Additionally, Mr. Taylor expanded on AppalReD's position relative to invocation of KRS 61.878(1)(a), (h), (i), and (j), asserting that disclosure of the requested records "would violate the privacy of . . . staff, would compromise an ongoing investigation, and is prohibited by [AppalReD] policies as well as those of LSC, [its] parent corporation." While it is by no means clear that the referenced exceptions to the Open Records Act justify nondisclosure of the records identified in Ms. Hjalmarson's request, we need not resolve this issue. The weight of the evidence that the Attorney General independently uncovered militates in favor of AppalReD's position that it is not a public agency for open records purposes.

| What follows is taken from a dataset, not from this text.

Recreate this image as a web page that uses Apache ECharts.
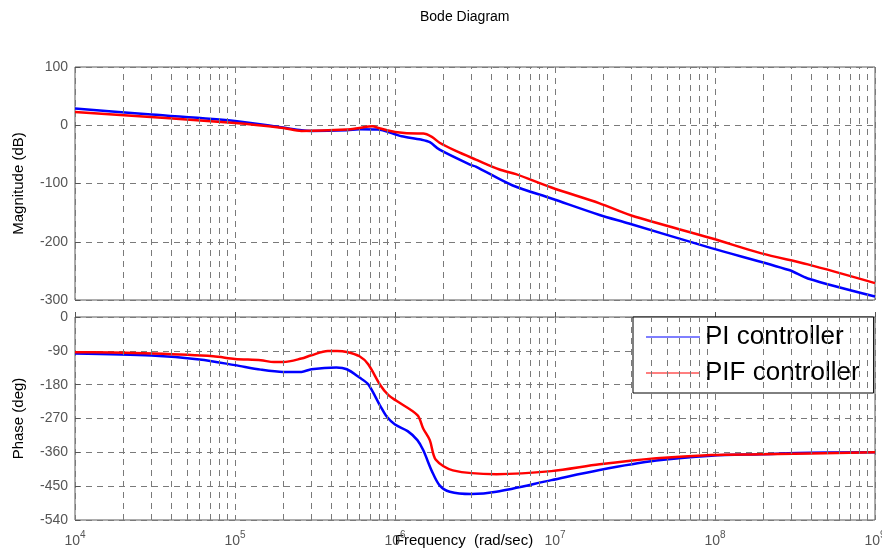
<!DOCTYPE html>
<html>
<head>
<meta charset="utf-8"/>
<title>Bode Diagram</title>
<script src="https://cdn.jsdelivr.net/npm/echarts@6/dist/echarts.min.js"></script>
<style>
    html, body { margin: 0; padding: 0; background: #fff; }
    #chart { width: 882px; height: 550px; }
</style>
</head>
<body>
<div id="chart"></div>
<script>
    // frequencies (rad/sec) and values
    var piMagW = [1e4, 3e4, 1e5, 2e5, 2.6e5, 3e5, 5e5, 6e5, 7.8e5, 1e6, 1.1e6, 1.45e6, 1.65e6, 1.9e6, 3e6, 3.2e6, 5.4e6, 9.5e6, 1.9e7, 2.9e7, 9.5e7, 2.9e8, 3.8e8, 1e9];
    var piMag = [28.6, 18.3, 7.4, -4, -8.6, -9.7, -8.6, -7, -7.4, -15.4, -19, -24.6, -29, -42, -68.6, -71, -103, -125.7, -154, -168.6, -211, -248.6, -263, -294];

    var pifMagW = [1e4, 1e5, 2e5, 2.6e5, 5e5, 6e5, 7.2e5, 8.1e5, 1e6, 1.38e6, 1.5e6, 1.7e6, 1.9e6, 2.4e6, 3.2e6, 4.5e6, 5.7e6, 9.5e6, 1.9e7, 3e7, 9.5e7, 1.95e8, 3.8e8, 1e9];
    var pifMag = [22.9, 4, -4.6, -9.7, -7.4, -4.6, -1.7, -5.7, -11.4, -14.3, -14.3, -20, -30, -44, -58.9, -76, -84, -106.9, -134, -155, -194, -220, -238.9, -271];

    var piPhaseW = [1e4, 3e4, 6e4, 1e5, 1.45e5, 2e5, 2.6e5, 3e5, 4.3e5, 5e5, 6e5, 6.8e5, 8.1e5, 8.9e5, 1e6, 1.2e6, 1.38e6, 1.5e6, 1.7e6, 1.9e6, 2.2e6, 3e6, 4.3e6, 9.5e6, 1.9e7, 4.3e7, 9.5e7, 1.95e8, 4e8, 1e9];
    var piPhase = [-97.4, -102.7, -113, -128, -140, -146, -146, -139, -134.5, -139, -161, -179, -237, -265.6, -286, -303.6, -327.5, -354, -410, -448, -465, -471, -465, -434, -407, -382, -369, -365, -361, -360];

    var pifPhaseW = [1e4, 1.3e4, 3.1e4, 7.3e4, 1e5, 1.45e5, 1.75e5, 2e5, 2.6e5, 3e5, 3.8e5, 4.35e5, 5e5, 6e5, 6.8e5, 8.1e5, 9.1e5, 1.02e6, 1.38e6, 1.5e6, 1.65e6, 1.8e6, 2.3e6, 4.3e6, 9.5e6, 1.9e7, 4.3e7, 9.5e7, 1.95e8, 1e9];
    var pifPhase = [-93.8, -93.8, -97.4, -104.5, -111.5, -115, -120, -120, -110.6, -101.8, -90.3, -90.3, -93, -104.5, -125.7, -181.5, -208, -223, -261, -296.5, -327.5, -380, -408, -418, -410, -392, -376, -367, -365, -360];

    var magTicks = [-300, -200, -100, 0, 100];
    var phaseTicks = [-540, -450, -360, -270, -180, -90, 0];
    var decades = [1e4, 1e5, 1e6, 1e7, 1e8];
    var minorSteps = [2, 3, 4, 5, 6, 7, 8, 9];

    function pairs(w, v) {
        var out = [];
        for (var i = 0; i < w.length; i++) out.push([w[i], v[i]]);
        return out;
    }

    var minorGrid = [];
    decades.forEach(function (d) {
        minorSteps.forEach(function (k) { minorGrid.push({xAxis: k * d}); });
    });

    var font = 'Liberation Sans, Arial, Helvetica, sans-serif';
    var gridGray = '#7a7a7a';
    var dash = [6, 5];

    function xAxisCfg(idx, showLabel) {
        return {
            type: 'log', logBase: 10, gridIndex: idx, min: 1e4, max: 1e9,
            axisLine: {show: false},
            axisTick: {show: showLabel, inside: true, length: 5, lineStyle: {color: '#555'}},
            splitLine: {show: true, lineStyle: {color: gridGray, type: dash, width: 1}},
            axisLabel: {
                show: showLabel, margin: 10, color: '#555', fontFamily: font,
                formatter: function (v) {
                    return '{b|10}{s|' + Math.round(Math.log10(v)) + '}';
                },
                rich: {
                    b: {fontSize: 14, color: '#555', fontFamily: font},
                    s: {fontSize: 10, color: '#555', fontFamily: font, padding: [0, 0, 12, 0]}
                }
            },
            name: showLabel ? 'Frequency  (rad/sec)' : '',
            nameLocation: 'middle', nameGap: 13, nameMoveOverlap: false,
            nameTextStyle: {color: '#000', fontSize: 15, fontFamily: font, padding: [0, 22, 0, 0]}
        };
    }

    function yAxisCfg(idx, ticks, step, name) {
        return {
            type: 'value', gridIndex: idx,
            min: ticks[0], max: ticks[ticks.length - 1], interval: step,
            axisLine: {show: false},
            axisTick: {show: true, inside: true, length: 5, lineStyle: {color: '#555'}},
            splitLine: {show: true, lineStyle: {color: gridGray, type: dash, width: 1}},
            axisLabel: {color: '#555', fontSize: 14, fontFamily: font, margin: 7},
            name: name, nameLocation: 'middle', nameGap: 49, nameMoveOverlap: false,
            nameTextStyle: {color: '#000', fontSize: 15, fontFamily: font}
        };
    }

    function minorSeries(idx) {
        return {
            type: 'line', xAxisIndex: idx, yAxisIndex: idx, data: [], silent: true, z: 1,
            markLine: {
                silent: true, symbol: ['none', 'none'], label: {show: false},
                lineStyle: {color: gridGray, type: dash, width: 1},
                emphasis: {disabled: true},
                animation: false,
                data: minorGrid
            }
        };
    }

    function curve(name, color, idx, w, v) {
        return {
            name: name, type: 'line', xAxisIndex: idx, yAxisIndex: idx,
            data: pairs(w, v), symbol: 'none', showSymbol: false, smooth: 0.3, z: 3,
            lineStyle: {color: color, width: 2.5}, itemStyle: {color: color}
        };
    }

    var myChart = echarts.init(document.getElementById('chart'));
    var option = {
        animation: false,
        backgroundColor: '#fff',
        title: {
            text: 'Bode Diagram', left: 420, top: 10, padding: 0,
            textStyle: {color: '#000', fontSize: 14, fontWeight: 'normal', fontFamily: font}
        },
        legend: {
            data: ['PI controller', 'PIF controller'],
            orient: 'vertical', left: 633, top: 317,
            icon: 'rect', itemWidth: 54, itemHeight: 1.2,
            padding: [7, 14, 7, 13], itemGap: 10,
            backgroundColor: '#fff', borderColor: '#000', borderWidth: 1, borderRadius: 0,
            textStyle: {color: '#000', fontSize: 26, fontFamily: font}
        },
        grid: [
            {left: 75, right: 7, top: 67, height: 233, show: true, outerBoundsMode: 'none', containLabel: false,
                borderColor: '#5a5a5a', borderWidth: 1, backgroundColor: 'transparent'},
            {left: 75, right: 7, top: 317, height: 203, show: true, outerBoundsMode: 'none', containLabel: false,
                borderColor: '#5a5a5a', borderWidth: 1, backgroundColor: 'transparent'}
        ],
        xAxis: [xAxisCfg(0, false), xAxisCfg(1, true)],
        yAxis: [
            yAxisCfg(0, magTicks, 100, 'Magnitude (dB)'),
            yAxisCfg(1, phaseTicks, 90, 'Phase (deg)')
        ],
        series: [
            minorSeries(0),
            minorSeries(1),
            curve('PI controller', '#0000ff', 0, piMagW, piMag),
            curve('PIF controller', '#ff0000', 0, pifMagW, pifMag),
            curve('PI controller', '#0000ff', 1, piPhaseW, piPhase),
            curve('PIF controller', '#ff0000', 1, pifPhaseW, pifPhase)
        ]
    };
    myChart.setOption(option);
</script>
</body>
</html>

Given the importance of resolving this threshold issue, on March 22, 2011, the Attorney General submitted a written request to AppalReD, pursuant to KRS 61.880(2)(c), 1 to substantiate its position that it is not a public agency as defined in KRS 61.870(1). We asked that AppalReD identify the directors who serve on its board and how they are appointed, that it indicate what percentage of its annual budget in the current fiscal year was derived from LSC, what percentage was derived from the Kentucky Bar Association and IOLTA, and what percentage was derived from other sources. We asked that AppalReD provide us with supporting documentation to confirm these figures. In addition, we asked that AppalReD advise us how much money it expended in Kentucky in the current fiscal year, and describe to us the nature and status of the investigation involving Ms. Elliott. Finally, we asked that AppalReD provide us with copies of the records in dispute and respond, in writing, to these questions on or before April 15, 2011. We received no written response to our inquiry. This situation mirrors a situation that arose in 2009.
In 09-ORD-033, this office was asked to determine if the Louisville Arena Authority's "construction manager-at-risk, M.A. Mortenson Company, was a public agency and its records publicly accessible under the Open Records Act. " Mortenson provided this office with figures substantiating its position, but those figures conflicted with the figures provided by the appellant. Mortenson was unwilling to furnish supporting documentation in spite of our formal request, pursuant to KRS 61.880(2)(c), that it do so. At page 6 of that decision, the Attorney General recognized that his "authority under KRS 61.880(2) 'to request additional documentation' extends to agencies, not to bodies that dispute their status as such," and that this limitation "puts the Attorney General in an untenable position relative to compulsory disclosure of supporting documentation. " We expressed concern that "[a]lthough KRS 61.880(2)(c) assigns the burden of proof to public agencies resisting disclosure of records, where, as here, the 'body' disputes its status as a 'public agency, ' that body cannot properly be assigned the statutory burden of proof. " Id. at 10. Ultimately, we acknowledged that, "the Attorney General is not empowered to require an [ostensibly non-public agency] to comply with our KRS 61.880(2)(c) request." Id. We are confronted with the same dilemma in the instant appeal.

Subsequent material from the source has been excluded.